[Figure scripts]
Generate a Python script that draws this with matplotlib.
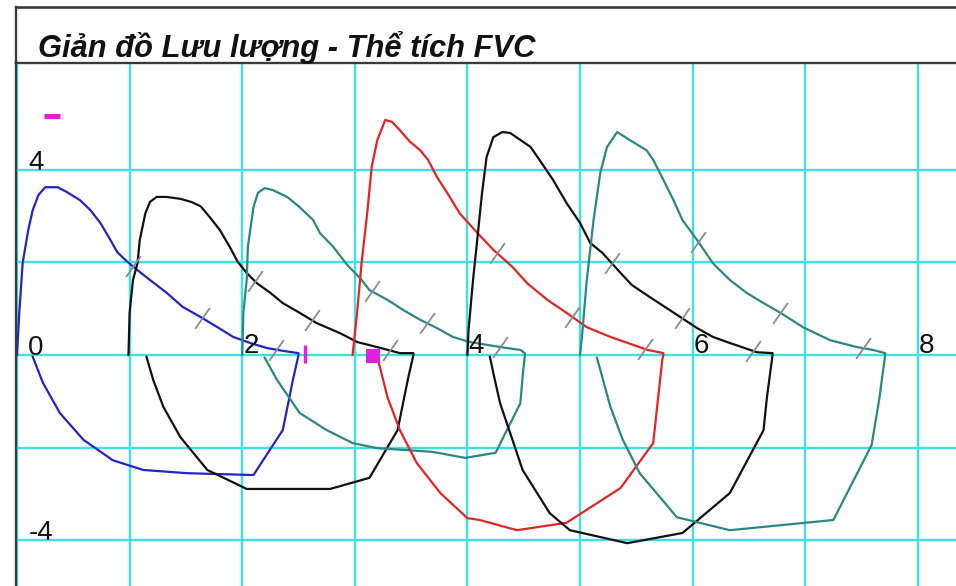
import numpy as np
import matplotlib
matplotlib.use("Agg")
import matplotlib.pyplot as plt
from matplotlib import font_manager
from matplotlib.lines import Line2D

# ---------------- data ----------------
title_text = "Giản đồ Lưu lượng - Thể tích FVC"
x_tick_values = [2, 4, 6, 8]
x_tick_labels = ["2", "4", "6", "8"]
y_tick_values = [4, 0, -4]
y_tick_labels = ["4", "0", "-4"]
x_grid = [0, 1, 2, 3, 4, 5, 6, 7, 8]
y_grid = [-4, -2, 0, 2, 4]

loop_colors = ["#2424c4", "#111111", "#2a8880", "#e42424", "#111111", "#2a8880"]

# loop 1 (blue)
blue_exp_vol = [0, 0.02, 0.05, 0.10, 0.14, 0.19, 0.25, 0.36, 0.44, 0.56, 0.65, 0.74, 0.83, 0.89, 0.98,
                1.07, 1.18, 1.33, 1.47, 1.63, 1.78, 1.92, 2.07, 2.22, 2.36, 2.50, 2.50]
blue_exp_flow = [0, 0.91, 1.98, 2.70, 3.13, 3.45, 3.62, 3.62, 3.52, 3.34, 3.13, 2.85, 2.48, 2.22, 2.01,
                 1.83, 1.62, 1.34, 1.04, 0.82, 0.60, 0.39, 0.26, 0.15, 0.09, 0.04, 0]
blue_insp_vol = [2.50, 2.45, 2.36, 2.10, 1.51, 1.12, 0.85, 0.59, 0.38, 0.23, 0.14]
blue_insp_flow = [0, -0.54, -1.62, -2.59, -2.55, -2.48, -2.27, -1.83, -1.25, -0.60, -0.04]
blue_marks = [1.03, 1.64, 2.30]

# loop 2 (black)
black1_exp_vol = [0.99, 1.00, 1.03, 1.07, 1.09, 1.14, 1.18, 1.24, 1.33, 1.45, 1.55, 1.63, 1.71, 1.80,
                  1.89, 1.96, 2.04, 2.13, 2.25, 2.36, 2.51, 2.66, 2.87, 3.02, 3.20, 3.40, 3.52, 3.52]
black1_exp_flow = [0, 0.91, 1.62, 1.98, 2.48, 3.06, 3.30, 3.41, 3.41, 3.37, 3.30, 3.21, 2.98, 2.70,
                   2.33, 2.01, 1.77, 1.55, 1.34, 1.12, 0.91, 0.69, 0.47, 0.28, 0.17, 0.04, 0.04, 0]
black1_insp_vol = [3.52, 3.47, 3.38, 3.13, 2.78, 2.04, 1.69, 1.45, 1.30, 1.21, 1.15]
black1_insp_flow = [0, -0.54, -1.62, -2.65, -2.89, -2.89, -2.48, -1.77, -1.12, -0.54, -0.04]
black1_marks = [2.11, 2.62, 3.31]

# loop 3 (teal)
teal1_exp_vol = [2.00, 2.01, 2.04, 2.05, 2.10, 2.14, 2.20, 2.27, 2.40, 2.51, 2.63, 2.69, 2.81, 2.93,
                 3.05, 3.13, 3.29, 3.43, 3.58, 3.73, 3.87, 4.02, 4.17, 4.35, 4.47, 4.51, 4.51]
teal1_exp_flow = [0, 0.91, 1.62, 2.33, 3.19, 3.50, 3.60, 3.56, 3.41, 3.19, 2.91, 2.63, 2.33, 1.95,
                  1.65, 1.40, 1.19, 0.97, 0.76, 0.58, 0.39, 0.28, 0.22, 0.15, 0.11, 0.04, 0]
teal1_insp_vol = [4.51, 4.49, 4.47, 4.25, 3.98, 3.69, 3.20, 2.98, 2.75, 2.51, 2.31, 2.20]
teal1_insp_flow = [0, -0.47, -1.04, -2.11, -2.22, -2.09, -2.01, -1.90, -1.62, -1.25, -0.54, -0.06]
teal1_marks = [3.15, 3.64, 4.29]

# loop 4 (red)
red_exp_vol = [2.98, 3.02, 3.06, 3.11, 3.15, 3.20, 3.27, 3.33, 3.40, 3.49, 3.58, 3.65, 3.73, 3.82,
               3.93, 4.09, 4.23, 4.40, 4.53, 4.71, 4.88, 5.06, 5.27, 5.47, 5.60, 5.74, 5.74]
red_exp_flow = [0, 0.91, 1.98, 3.06, 4.06, 4.64, 5.07, 5.03, 4.85, 4.60, 4.42, 4.21, 3.84, 3.50,
                3.06, 2.63, 2.27, 1.90, 1.55, 1.19, 0.91, 0.60, 0.39, 0.22, 0.11, 0.04, 0]
red_insp_vol = [5.74, 5.73, 5.65, 5.36, 4.88, 4.44, 4.11, 4.00, 3.76, 3.55, 3.40, 3.29, 3.20]
red_insp_flow = [0, -0.11, -1.90, -2.87, -3.62, -3.78, -3.56, -3.52, -2.98, -2.33, -1.62, -0.91, -0.04]
red_marks = [4.26, 4.93, 5.58]

# loop 5 (black)
black2_exp_vol = [4.00, 4.01, 4.05, 4.09, 4.13, 4.17, 4.23, 4.31, 4.38, 4.47, 4.56, 4.64, 4.76, 4.88,
                  5.00, 5.09, 5.20, 5.36, 5.46, 5.62, 5.89, 6.04, 6.18, 6.33, 6.57, 6.71, 6.71]
black2_exp_flow = [0, 0.54, 1.62, 2.55, 3.50, 4.27, 4.70, 4.81, 4.79, 4.64, 4.49, 4.21, 3.78, 3.28,
                   2.85, 2.42, 2.20, 1.77, 1.51, 1.25, 0.82, 0.58, 0.39, 0.26, 0.06, 0.04, 0]
black2_insp_vol = [6.71, 6.66, 6.63, 6.33, 5.91, 5.42, 4.91, 4.73, 4.49, 4.40, 4.29, 4.23, 4.20]
black2_insp_flow = [0, -0.91, -1.62, -2.98, -3.84, -4.06, -3.78, -3.41, -2.48, -1.83, -1.04, -0.39, -0.04]
black2_marks = [5.28, 5.91, 6.54]

# loop 6 (teal)
teal2_exp_vol = [5.00, 5.02, 5.06, 5.12, 5.18, 5.24, 5.33, 5.44, 5.59, 5.65, 5.74, 5.83, 5.91, 6.04,
                 6.18, 6.33, 6.48, 6.63, 6.78, 6.98, 7.22, 7.46, 7.60, 7.71, 7.71]
teal2_exp_flow = [0, 0.47, 1.62, 2.91, 3.93, 4.49, 4.81, 4.64, 4.42, 4.21, 3.78, 3.34, 2.91, 2.48,
                  1.98, 1.62, 1.34, 1.12, 0.91, 0.60, 0.32, 0.17, 0.11, 0.04, 0]
teal2_insp_vol = [7.71, 7.66, 7.59, 7.25, 6.33, 5.86, 5.53, 5.38, 5.27, 5.18, 5.15]
teal2_insp_flow = [0, -0.91, -1.94, -3.56, -3.78, -3.50, -2.55, -1.83, -1.12, -0.32, -0.06]
teal2_marks = [6.05, 6.78, 7.51]

# magenta markers
pef_mark = (0.31, 5.16)
end_mark = (2.56, 0.02)
box_mark = (3.16, -0.02)

loops = [
    (blue_exp_vol, blue_exp_flow, blue_insp_vol, blue_insp_flow, blue_marks),
    (black1_exp_vol, black1_exp_flow, black1_insp_vol, black1_insp_flow, black1_marks),
    (teal1_exp_vol, teal1_exp_flow, teal1_insp_vol, teal1_insp_flow, teal1_marks),
    (red_exp_vol, red_exp_flow, red_insp_vol, red_insp_flow, red_marks),
    (black2_exp_vol, black2_exp_flow, black2_insp_vol, black2_insp_flow, black2_marks),
    (teal2_exp_vol, teal2_exp_flow, teal2_insp_vol, teal2_insp_flow, teal2_marks),
]

# ---------------- fonts ----------------
names = {f.name for f in font_manager.fontManager.ttflist}
narrow = "Liberation Sans Narrow" if "Liberation Sans Narrow" in names else "Liberation Sans"
plt.rcParams["font.family"] = [narrow, "DejaVu Sans"]
title_size = 24 if narrow == "Liberation Sans Narrow" else 22.2

# ---------------- figure ----------------
W, H = 956, 586
fig = plt.figure(figsize=(W / 100, H / 100), dpi=100)
fig.patch.set_facecolor("white")

ax = fig.add_axes([16 / W, 0, 1 - 16 / W, 523 / H])
ax.set_xlim(-0.009, 8.339)
ax.set_ylim(-4.984, 6.30)

grid_color = "#3ee2e6"
for xv in x_grid:
    ax.axvline(xv, color=grid_color, lw=1.7, zorder=1)
for yv in y_grid:
    ax.axhline(yv, color=grid_color, lw=1.7, zorder=1)

ax.set_xticks([])
ax.set_yticks([])
for side in ["right", "bottom"]:
    ax.spines[side].set_visible(False)
for side in ["left", "top"]:
    ax.spines[side].set_color("#3a3a3a")
    ax.spines[side].set_linewidth(1.7)
    ax.spines[side].set_zorder(5)

slash = [(-0.6, -0.85), (0.6, 0.85)]
for (ev, ef, iv, ifl, marks), col in zip(loops, loop_colors):
    vol = list(ev) + list(iv)
    flow = list(ef) + list(ifl)
    ax.plot(vol, flow, color=col, lw=1.6, zorder=3, solid_joinstyle="round")
    peak = int(np.argmax(ef))
    mv = np.array(marks)
    mf = np.interp(mv, np.array(ev[peak:]), np.array(ef[peak:]))
    ax.plot(mv, mf, ls="none", marker=slash, markersize=15, markeredgewidth=1.3,
            markeredgecolor="#8c8c8c", markerfacecolor="none", zorder=4)

mag = "#e020e0"
ax.plot([pef_mark[0]], [pef_mark[1]], ls="none", marker="_", markersize=11,
        markeredgewidth=3.6, color=mag, zorder=6)
ax.plot([end_mark[0]], [end_mark[1]], ls="none", marker="|", markersize=13,
        markeredgewidth=2.4, color=mag, zorder=6)
ax.plot([box_mark[0]], [box_mark[1]], ls="none", marker="s", markersize=10.5,
        color=mag, markeredgewidth=0, zorder=6)

# tick labels inside the plot
for v, lab in zip(y_tick_values, y_tick_labels):
    ax.text(0.10, v, lab, fontsize=20, va="baseline", ha="left", color="#111111", zorder=7)
for v, lab in zip(x_tick_values, x_tick_labels):
    ax.text(v + 0.01, 0.04, lab, fontsize=20, va="baseline", ha="left", color="#111111", zorder=7)

# title box
fig.add_artist(Line2D([16 / W, 1], [1 - 7 / H, 1 - 7 / H], transform=fig.transFigure,
                      color="#3a3a3a", lw=1.9))
fig.add_artist(Line2D([16 / W, 16 / W], [1 - 7 / H, 523 / H], transform=fig.transFigure,
                      color="#3a3a3a", lw=1.7))
fig.text(38 / W, 1 - 57 / H, title_text, fontsize=title_size, fontstyle="italic",
         fontweight="bold", ha="left", va="baseline", color="#111111")

fig.savefig("out.png", dpi=100)
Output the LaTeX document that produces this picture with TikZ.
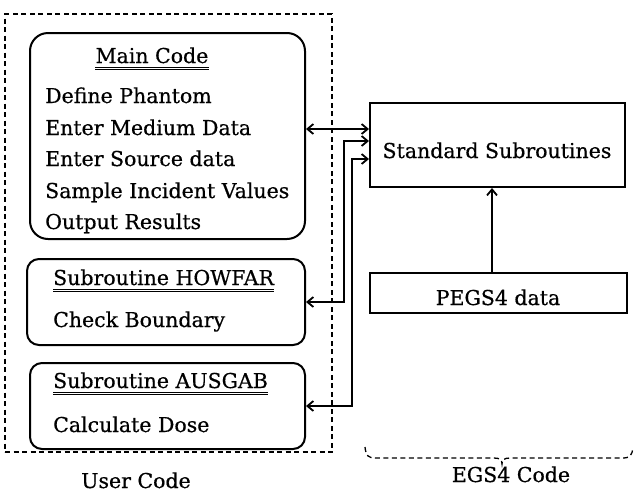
\documentclass[tikz,border=0pt]{standalone}
\usepackage{fontspec}
\setmainfont{DejaVu Serif}[FakeBold=0.6]
\usetikzlibrary{arrows.meta}
\begin{document}
\begin{tikzpicture}[x=1pt,y=-1pt,
    >={Straight Barb[length=6pt,width=10pt]},
    box/.style={draw, line width=2pt, inner sep=0pt},
    ubox/.style={box, rounded corners=18pt},
    txt/.style={anchor=base west, inner sep=0pt, font=\fontsize{20.5}{24}\selectfont},
    ctxt/.style={txt, anchor=base},
    link/.style={line width=1.8pt, <->},
    uline/.style={double, double distance=1.6pt, line width=0.9pt},
    frame/.style={draw, line width=1.3pt, dash pattern=on 5pt off 3.5pt}]
  \useasboundingbox (0,0) rectangle (635,496);

  % user side
  \node[frame, minimum width=327pt, minimum height=438pt] (user) at (168.5,233) {};
  \node[ubox, minimum width=275pt, minimum height=206pt] (main) at (167.5,136) {};
  \node[ubox, rounded corners=12pt, minimum width=278pt, minimum height=86pt] (howfar) at (166,302) {};
  \node[ubox, rounded corners=12pt, minimum width=275pt, minimum height=86pt] (ausgab) at (167.5,406) {};

  \node[ctxt] (mt) at (152,63) {Main Code};
  \node[txt] (m1) at (45,103) {Define Phantom};
  \node[txt] (m2) at (45,135) {Enter Medium Data};
  \node[txt] (m3) at (45,166) {Enter Source data};
  \node[txt] (m4) at (45,198) {Sample Incident Values};
  \node[txt] (m5) at (45,229) {Output Results};

  \node[txt] (ht) at (53,285) {Subroutine HOWFAR};
  \node[txt] (h1) at (53,327) {Check Boundary};
  \node[txt] (at) at (53,388) {Subroutine AUSGAB};
  \node[txt] (a1) at (53,432) {Calculate Dose};

  % double rules under the headings
  \foreach \t in {mt,ht,at}
    \draw[uline] ([yshift=-5.5pt]\t.base west) -- ([yshift=-5.5pt]\t.base east);

  % EGS4 side
  \node[box, minimum width=255pt, minimum height=84pt] (std) at (497.5,145) {};
  \node[ctxt] (stdtxt) at (497,158) {Standard Subroutines};
  \node[box, minimum width=257pt, minimum height=40pt] (pegs) at (498.5,293) {};
  \node[ctxt] (pegstxt) at (498,305) {PEGS4 data};

  % calls into the standard subroutines
  \draw[link] (main.east |- 0,129) -- ([yshift=16pt]std.west);
  \draw[link] (howfar.east) -- ++(38,0) |- ([yshift=4pt]std.west);
  \draw[link] (ausgab.east) -- ++(46,0) |- ([yshift=-14pt]std.west);
  \draw[line width=1.8pt, ->] (pegs.north -| 492,0) -- (std.south -| 492,0);

  % dashed brace under the EGS4 part
  \coordinate (bl) at (365,447);
  \coordinate (br) at (633,447);
  \draw[line width=1.3pt, dash pattern=on 5pt off 3.5pt] (bl) .. controls (366,456) and (368,458) .. (376,458)
    -- (494,458) .. controls (500,458) and (502,460) .. (502,464)
    .. controls (502,460) and (504,458) .. (510,458) -- (622,458)
    .. controls (630,458) and (632,456) .. (br);

  \node[ctxt] (ulab) at (136,488) {User Code};
  \node[ctxt] (elab) at (511,482) {EGS4 Code};
\end{tikzpicture}
\end{document}
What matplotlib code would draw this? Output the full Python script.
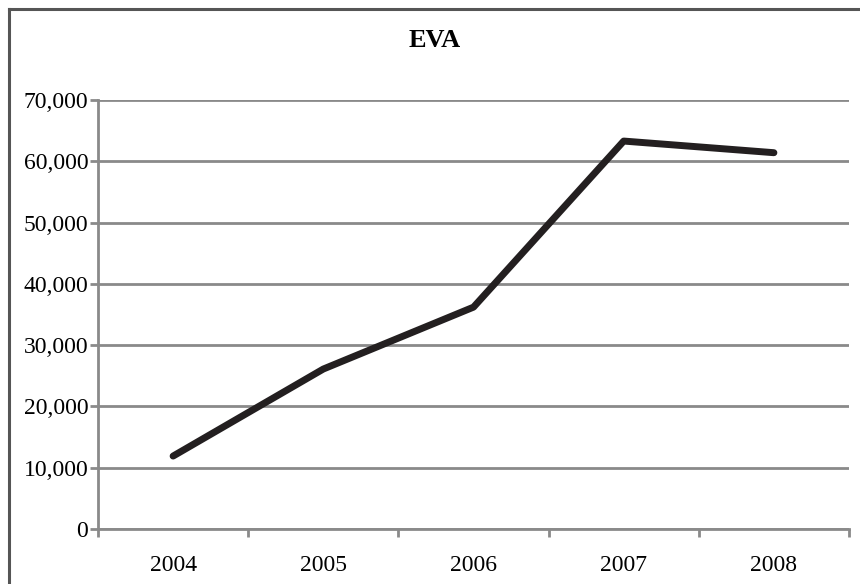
import matplotlib.pyplot as plt
from matplotlib.lines import Line2D
from matplotlib.ticker import FuncFormatter

years = ["2004", "2005", "2006", "2007", "2008"]
eva = [11900, 26100, 36200, 63300, 61400]
y_ticks = [0, 10000, 20000, 30000, 40000, 50000, 60000, 70000]

plt.rcParams['font.family'] = ['Liberation Serif', 'DejaVu Serif']

grid_color = "#8a8a8a"

fig = plt.figure(figsize=(8.6, 5.84), dpi=100)
ax = fig.add_axes([98 / 860, 1 - 529 / 584, (849 - 98) / 860, (529 - 100) / 584])

x = list(range(len(years)))
ax.plot(x, eva, color="#231f20", linewidth=5, solid_capstyle="round", zorder=3)

ax.set_xlim(-0.5, len(years) - 0.5)
ax.set_ylim(0, 70000)
ax.set_yticks(y_ticks)
ax.yaxis.set_major_formatter(FuncFormatter(lambda v, p: f"{int(v):,}"))
ax.grid(axis="y", color=grid_color, linewidth=2)
ax.set_axisbelow(True)

# category boundaries get the tick marks, labels sit between them
ax.set_xticks([i - 0.5 for i in range(len(years) + 1)])
ax.set_xticklabels([])
ax.set_xticks(x, minor=True)
ax.set_xticklabels(years, minor=True)
ax.tick_params(axis="x", which="major", length=6, width=2, color=grid_color, direction="out")
ax.tick_params(axis="x", which="minor", length=0, pad=19, labelsize=17)
ax.tick_params(axis="y", length=6, width=2, color=grid_color, pad=1, labelsize=17)

for side in ["top", "right"]:
    ax.spines[side].set_visible(False)
for side in ["left", "bottom"]:
    ax.spines[side].set_color(grid_color)
    ax.spines[side].set_linewidth(2)

fig.text(0.506, 0.93, "EVA", ha="center", va="center", fontsize=19, fontweight="bold")

# chart border (top and left visible)
fig.add_artist(Line2D([9 / 860, 9 / 860], [0, 1 - 8.5 / 584], color="#555555", linewidth=2.2))
fig.add_artist(Line2D([9 / 860, 1], [1 - 8.5 / 584, 1 - 8.5 / 584], color="#555555", linewidth=2.2))

fig.savefig("out.png", dpi=100)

Directions for this task:
Repeat only the lines between the start of the data and the line with "blue_marks = [1.03, 1.64, 2.30]", including those two lines, and skip the pictures.

Reply to the task:
Generate a Python script that draws this with matplotlib.
import numpy as np
import matplotlib
matplotlib.use("Agg")
import matplotlib.pyplot as plt
from matplotlib import font_manager
from matplotlib.lines import Line2D

# ---------------- data ----------------
title_text = "Giản đồ Lưu lượng - Thể tích FVC"
x_tick_values = [2, 4, 6, 8]
x_tick_labels = ["2", "4", "6", "8"]
y_tick_values = [4, 0, -4]
y_tick_labels = ["4", "0", "-4"]
x_grid = [0, 1, 2, 3, 4, 5, 6, 7, 8]
y_grid = [-4, -2, 0, 2, 4]

loop_colors = ["#2424c4", "#111111", "#2a8880", "#e42424", "#111111", "#2a8880"]

# loop 1 (blue)
blue_exp_vol = [0, 0.02, 0.05, 0.10, 0.14, 0.19, 0.25, 0.36, 0.44, 0.56, 0.65, 0.74, 0.83, 0.89, 0.98,
                1.07, 1.18, 1.33, 1.47, 1.63, 1.78, 1.92, 2.07, 2.22, 2.36, 2.50, 2.50]
blue_exp_flow = [0, 0.91, 1.98, 2.70, 3.13, 3.45, 3.62, 3.62, 3.52, 3.34, 3.13, 2.85, 2.48, 2.22, 2.01,
                 1.83, 1.62, 1.34, 1.04, 0.82, 0.60, 0.39, 0.26, 0.15, 0.09, 0.04, 0]
blue_insp_vol = [2.50, 2.45, 2.36, 2.10, 1.51, 1.12, 0.85, 0.59, 0.38, 0.23, 0.14]
blue_insp_flow = [0, -0.54, -1.62, -2.59, -2.55, -2.48, -2.27, -1.83, -1.25, -0.60, -0.04]
blue_marks = [1.03, 1.64, 2.30]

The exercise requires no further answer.